Bump-stock bans are okay – for now. That was Justice Neil Gorsuch’s message on March 2, when the Supreme Court denied review for the ban. While agreeing with his colleagues that they should wait to consider a bump-stock case, Gorsuch laid out the problems with the ban in a public statement that proved to be another broadside against courts giving deference to executive agencies, all the while laying the foundation for a future reversal of the bump-stock ban.
Gorsuch v. Chevron
Three years ago, Liberty Nation discussed then-nominee Gorsuch’s distaste of the legal doctrine known as the Chevron deference, and now the justice has fired both barrels at the maxim. Under Chevron, if a regulatory law is not crystal clear, the implementing agency decides what it means and can change the decision at any time for any reason. That may be quite troublesome if a great deal of money is at stake. It’s an untenable assault on liberty if penal interests are.

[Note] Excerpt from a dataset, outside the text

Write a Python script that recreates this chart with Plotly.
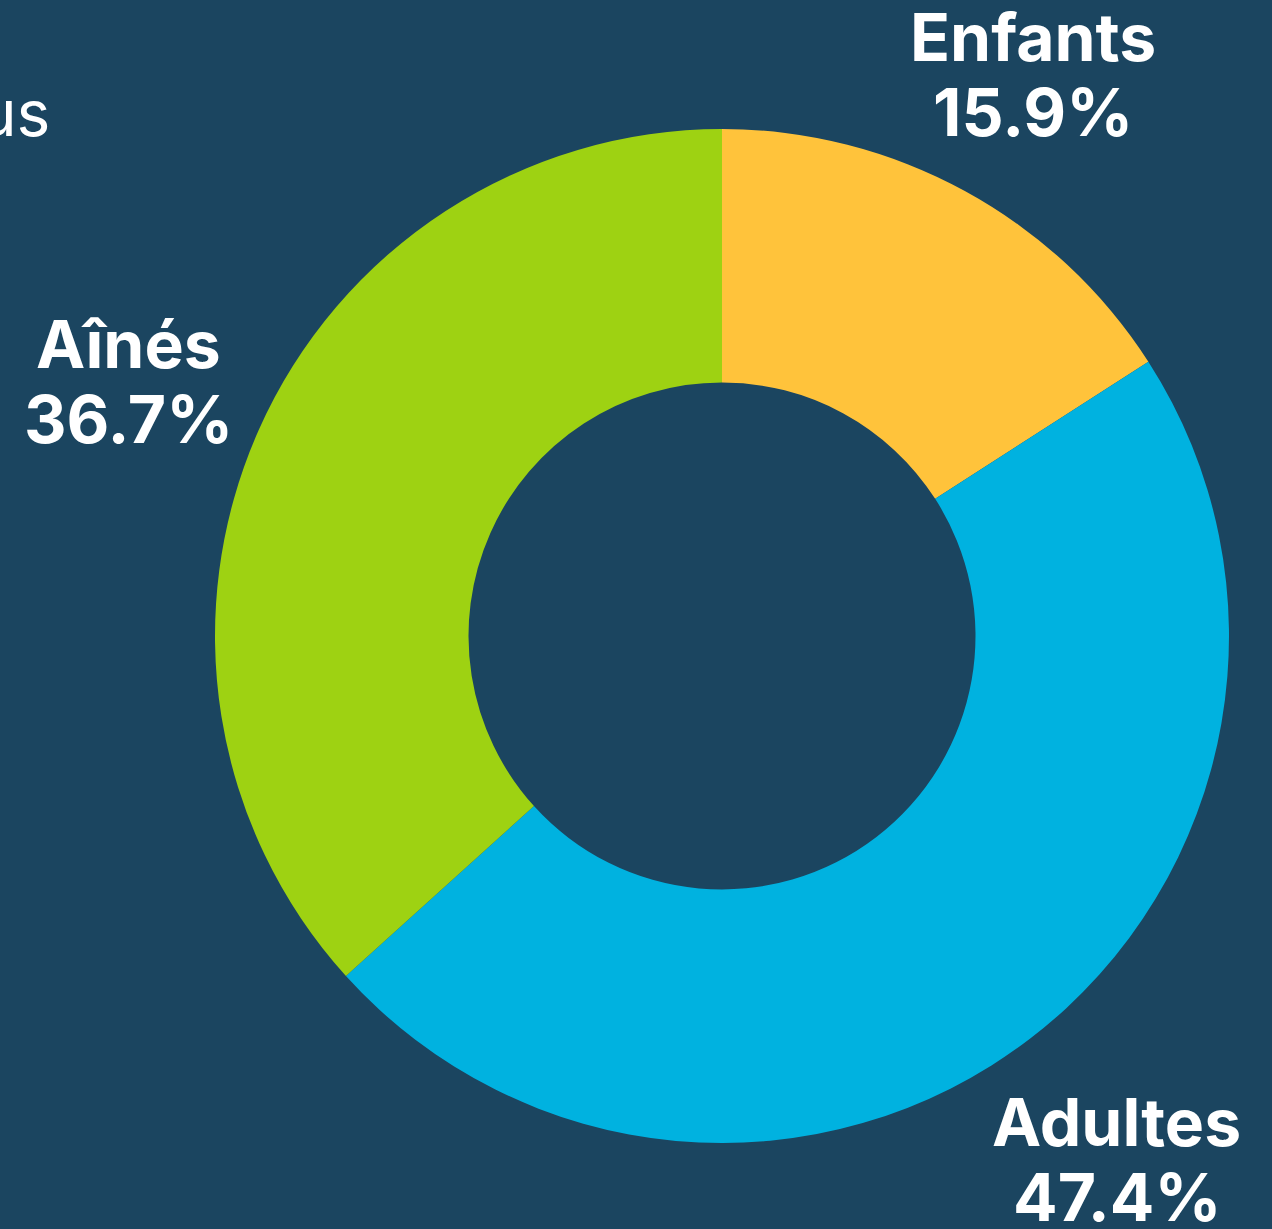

The good justice himself has just made that case, saying:
“To make matters worse, the law before us carries the possibility of criminal sanctions. And, as the government itself may have recognized in offering its disclaimer, whatever else one thinks about Chevron, it has no role to play when liberty is at stake. Under our Constitution, ‘[o]nly the people’s elected representatives in the legislature are authorized to ‘make an act a crime.’”
Trump Bump-Stock Ban
On Dec. 26, 2018, the Trump administration declared bump-stocks illegal. In typical use, they replace a factory-equipped rifle stock and allow the user to fire more rapidly. How did the executive branch get the unilateral power to forbid them? As the plaintiff’s brief explains, it changed its “interpretation of the statutory term ‘machinegun’ as used in the National Firearms Act of 1934 (NFA) and the Gun Control Act of 1968 (GCA).” The “expanded definition had the express purpose of encompassing so-called bump-stocks under the definition of machinegun.”
Gorsuch said, “The agency used to tell everyone that bump stocks don’t qualify as ‘machineguns.’ Now it says the opposite. The law hasn’t changed, only an agency’s interpretation of it.”
After the administration made the change, several people and groups sued, asking the federal court to stop enforcement of the new rule until the case was heard. That request was denied and then appealed, and that appeal was also denied by the D.C. Circuit Court of Appeals. So, they tried to get the Supreme Court to agree to stop enforcement of the rule until the case was tried. Now we will have to wait for the lower courts to rule, after which the Supreme Court may very well take the case in full.
The loss for Americans’ gun rights isn’t so great with this defeat, because there was no full case considered here in Guedes v. Bureau of Alcohol, Tobacco, Firearms, and Explosives. The suit now returns for trial in the District Court. This time it is accompanied by a memo from a Supreme Court justice, telling the lower court he is waiting and watching.